For fleet managers and procurement teams, this means emergency mobility becomes a built-in capability rather than a reactive response. It is a practical, mechanical solution that works even when electronics fail or conditions are extreme.

For a deeper technical explanation, you can also read How Run Flat Tire Inserts Keep Vehicles Moving After Sudden Air Loss, which explains the system behavior in more detail.

Driving After Air Loss

Driving after air loss does not mean driving forever. It means controlled, predictable movement for a defined distance and speed. Run flat inserts allow vehicles to maintain directional stability and avoid sudden loss of control, which is often more important than comfort.

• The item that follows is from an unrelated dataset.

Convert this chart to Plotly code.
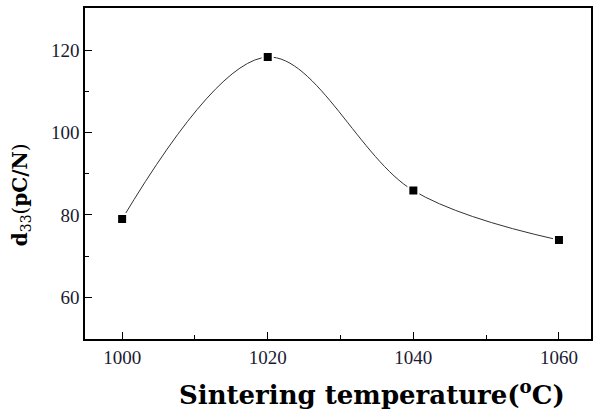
import plotly.graph_objects as go

temperature = [1000, 1020, 1040, 1060]
d33 = [79.0, 118.3, 85.9, 73.9]

x_ticks = [1000, 1020, 1040, 1060]
y_ticks = [60, 80, 100, 120]

x_title = "<b>Sintering temperature(<sup>o</sup>C)</b>"
y_title = "<b>d</b><sub>33</sub>(<b>pC/N</b>)"

fig = go.Figure()
fig.add_trace(go.Scatter(
    x=temperature, y=d33, mode="lines+markers",
    line=dict(shape="spline", smoothing=1.0, color="#333333", width=1),
    marker=dict(symbol="square", size=10, color="black",
                line=dict(color="white", width=2)),
    showlegend=False,
))

axis_common = dict(
    showline=True, linecolor="black", linewidth=1.5, mirror=True,
    ticks="inside", ticklen=7, tickwidth=1, tickcolor="black",
    showgrid=False, zeroline=False,
    tickfont=dict(family="Liberation Serif", size=19, color="#1a1a33"),
    minor=dict(ticks="inside", ticklen=4, tickwidth=1, tickcolor="black", showgrid=False),
)

fig.update_xaxes(
    range=[994.9, 1064.4], tickvals=x_ticks, ticktext=[str(v) for v in x_ticks],
    minor_dtick=10, minor_tick0=1010,
    **axis_common,
)
fig.update_yaxes(
    range=[49.9, 130.2], tickvals=y_ticks, ticktext=[str(v) for v in y_ticks],
    minor_dtick=10, minor_tick0=50,
    **axis_common,
)

fig.add_annotation(
    text=x_title, xref="paper", yref="paper", x=0.567, y=-0.162,
    xanchor="center", yanchor="middle", showarrow=False,
    font=dict(family="DejaVu Serif", size=26, color="black"),
)
fig.add_annotation(
    text=y_title, xref="paper", yref="paper", x=-0.126, y=0.435,
    xanchor="center", yanchor="middle", showarrow=False, textangle=-90,
    font=dict(family="DejaVu Serif", size=20, color="black"),
)

fig.update_layout(
    width=595, height=413,
    margin=dict(l=85, r=2, t=8, b=74),
    plot_bgcolor="white", paper_bgcolor="white",
)

fig.write_html("out.html")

Load Capacity and Speed Limits

Every run flat insert system has its own load ratings and recommended speed limits after deflation. These limits depend on vehicle weight, insert material, and mission profile. Matching the insert to the real operating load is critical for both safety and durability.

Rim and Tire Protection

An often overlooked benefit of run flat inserts is rim protection. By preventing direct contact between the rim and the ground, inserts reduce secondary damage, lower repair costs, and help extend overall wheel system life.

Choosing the Right Run Flat Insert System

Not all run flat inserts are the same, and choosing the right system requires understanding the mission, not just the vehicle. Key factors include vehicle weight, typical speed, terrain conditions, and expected threat level.

A common mistake is selecting inserts based only on price or availability. In mission-critical fleets, compatibility, proven performance, and correct sizing matter far more than small upfront savings.

From a fleet safety systems perspective, run flat tire inserts should be treated as risk-control equipment. When properly selected and installed, they reduce downtime, improve operational reliability, and give drivers one less thing to worry about when conditions get tough.

Conclusion

In mission-critical vehicle operations, mobility equals safety. Run flat tire inserts provide a simple but powerful way to control one of the most common and dangerous risks: sudden tire air loss.

By supporting continued movement, protecting wheels, and enabling controlled driving after deflation, run flat inserts help fleets stay operational when it matters most. For emergency services, security fleets, and high-risk operations, this is not just a technical upgrade – it is a strategic decision.